Print, word for word, every line from the beginning of the listing up to and including the line with "import seaborn as sns". Pictures are to be excluded.

**RAW DATA:**
# # # #
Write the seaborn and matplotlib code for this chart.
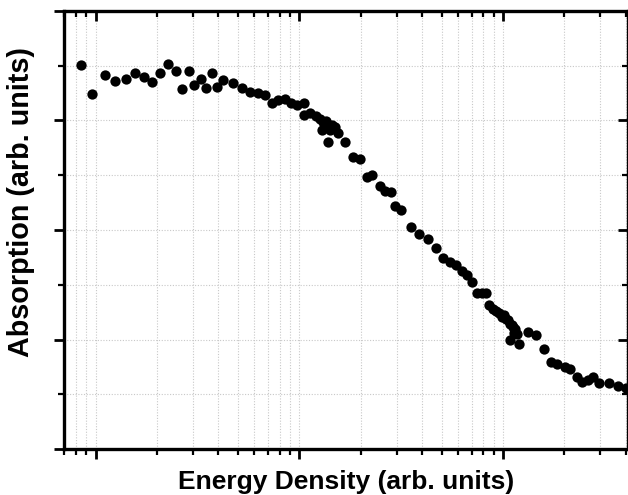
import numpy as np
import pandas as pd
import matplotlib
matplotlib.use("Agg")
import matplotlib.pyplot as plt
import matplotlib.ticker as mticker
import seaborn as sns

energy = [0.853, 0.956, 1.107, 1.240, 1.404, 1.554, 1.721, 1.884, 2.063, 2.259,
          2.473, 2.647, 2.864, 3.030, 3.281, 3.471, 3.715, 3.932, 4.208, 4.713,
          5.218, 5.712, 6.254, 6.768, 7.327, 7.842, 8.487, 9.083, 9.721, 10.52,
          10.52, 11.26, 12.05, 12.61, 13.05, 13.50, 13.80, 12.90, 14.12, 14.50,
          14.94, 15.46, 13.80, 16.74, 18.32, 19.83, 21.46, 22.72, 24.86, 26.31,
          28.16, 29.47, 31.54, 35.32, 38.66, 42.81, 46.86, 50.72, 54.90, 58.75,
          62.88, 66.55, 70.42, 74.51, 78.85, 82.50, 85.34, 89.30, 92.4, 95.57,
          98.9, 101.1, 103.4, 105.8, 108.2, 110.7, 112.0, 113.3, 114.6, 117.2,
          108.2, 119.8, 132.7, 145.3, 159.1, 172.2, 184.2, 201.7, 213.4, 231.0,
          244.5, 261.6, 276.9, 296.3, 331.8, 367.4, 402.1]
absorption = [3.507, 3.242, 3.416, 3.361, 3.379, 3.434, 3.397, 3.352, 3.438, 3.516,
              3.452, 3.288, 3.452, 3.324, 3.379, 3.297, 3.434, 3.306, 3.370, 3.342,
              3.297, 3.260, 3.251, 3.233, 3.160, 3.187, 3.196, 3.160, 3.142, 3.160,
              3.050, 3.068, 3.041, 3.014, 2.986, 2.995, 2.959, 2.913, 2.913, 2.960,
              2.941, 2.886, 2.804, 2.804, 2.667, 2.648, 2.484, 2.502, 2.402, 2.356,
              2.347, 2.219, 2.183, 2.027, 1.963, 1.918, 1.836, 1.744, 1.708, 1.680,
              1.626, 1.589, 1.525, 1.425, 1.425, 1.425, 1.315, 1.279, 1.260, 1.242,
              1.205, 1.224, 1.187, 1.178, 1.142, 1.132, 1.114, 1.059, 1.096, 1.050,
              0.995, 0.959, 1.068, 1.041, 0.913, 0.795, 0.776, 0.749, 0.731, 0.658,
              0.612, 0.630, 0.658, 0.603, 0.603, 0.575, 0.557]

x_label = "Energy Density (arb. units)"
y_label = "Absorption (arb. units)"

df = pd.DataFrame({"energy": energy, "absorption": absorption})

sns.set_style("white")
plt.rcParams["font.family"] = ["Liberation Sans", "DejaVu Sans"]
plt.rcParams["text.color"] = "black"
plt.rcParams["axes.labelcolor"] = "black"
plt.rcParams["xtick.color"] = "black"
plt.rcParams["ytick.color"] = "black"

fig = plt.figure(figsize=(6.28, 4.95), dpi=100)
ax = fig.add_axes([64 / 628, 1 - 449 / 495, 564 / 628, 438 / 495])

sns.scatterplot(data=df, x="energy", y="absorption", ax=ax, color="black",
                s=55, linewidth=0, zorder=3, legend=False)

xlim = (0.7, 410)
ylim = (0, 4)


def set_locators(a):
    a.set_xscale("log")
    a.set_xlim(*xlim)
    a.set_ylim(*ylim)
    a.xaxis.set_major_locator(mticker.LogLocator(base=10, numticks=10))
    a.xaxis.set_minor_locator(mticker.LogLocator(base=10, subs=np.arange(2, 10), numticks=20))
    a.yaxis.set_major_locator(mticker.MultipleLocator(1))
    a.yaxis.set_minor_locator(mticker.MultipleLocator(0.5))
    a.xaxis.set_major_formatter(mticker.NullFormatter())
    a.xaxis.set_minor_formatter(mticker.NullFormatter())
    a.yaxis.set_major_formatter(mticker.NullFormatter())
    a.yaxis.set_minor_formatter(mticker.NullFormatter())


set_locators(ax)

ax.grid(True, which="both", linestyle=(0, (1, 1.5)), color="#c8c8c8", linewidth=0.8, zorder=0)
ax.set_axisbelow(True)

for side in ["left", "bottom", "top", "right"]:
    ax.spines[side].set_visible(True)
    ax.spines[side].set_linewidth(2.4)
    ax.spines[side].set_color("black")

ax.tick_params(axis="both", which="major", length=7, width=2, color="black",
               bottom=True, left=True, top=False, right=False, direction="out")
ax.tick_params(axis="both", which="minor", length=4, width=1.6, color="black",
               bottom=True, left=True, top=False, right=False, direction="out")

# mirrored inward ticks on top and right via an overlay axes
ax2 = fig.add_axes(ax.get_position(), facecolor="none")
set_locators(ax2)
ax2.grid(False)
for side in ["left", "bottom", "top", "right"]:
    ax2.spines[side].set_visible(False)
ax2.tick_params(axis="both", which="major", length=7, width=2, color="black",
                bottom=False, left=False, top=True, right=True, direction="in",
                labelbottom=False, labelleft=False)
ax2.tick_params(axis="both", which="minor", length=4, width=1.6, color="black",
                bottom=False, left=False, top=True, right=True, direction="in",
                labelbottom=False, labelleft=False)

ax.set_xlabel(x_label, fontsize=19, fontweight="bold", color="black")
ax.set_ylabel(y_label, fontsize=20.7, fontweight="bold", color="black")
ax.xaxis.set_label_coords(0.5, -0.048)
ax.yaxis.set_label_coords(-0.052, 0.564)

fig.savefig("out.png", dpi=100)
# # # #
**OUTPUT OF THE EXERCISE:**
Write the seaborn and matplotlib code for this chart.
import numpy as np
import pandas as pd
import matplotlib
matplotlib.use("Agg")
import matplotlib.pyplot as plt
import matplotlib.ticker as mticker
import seaborn as sns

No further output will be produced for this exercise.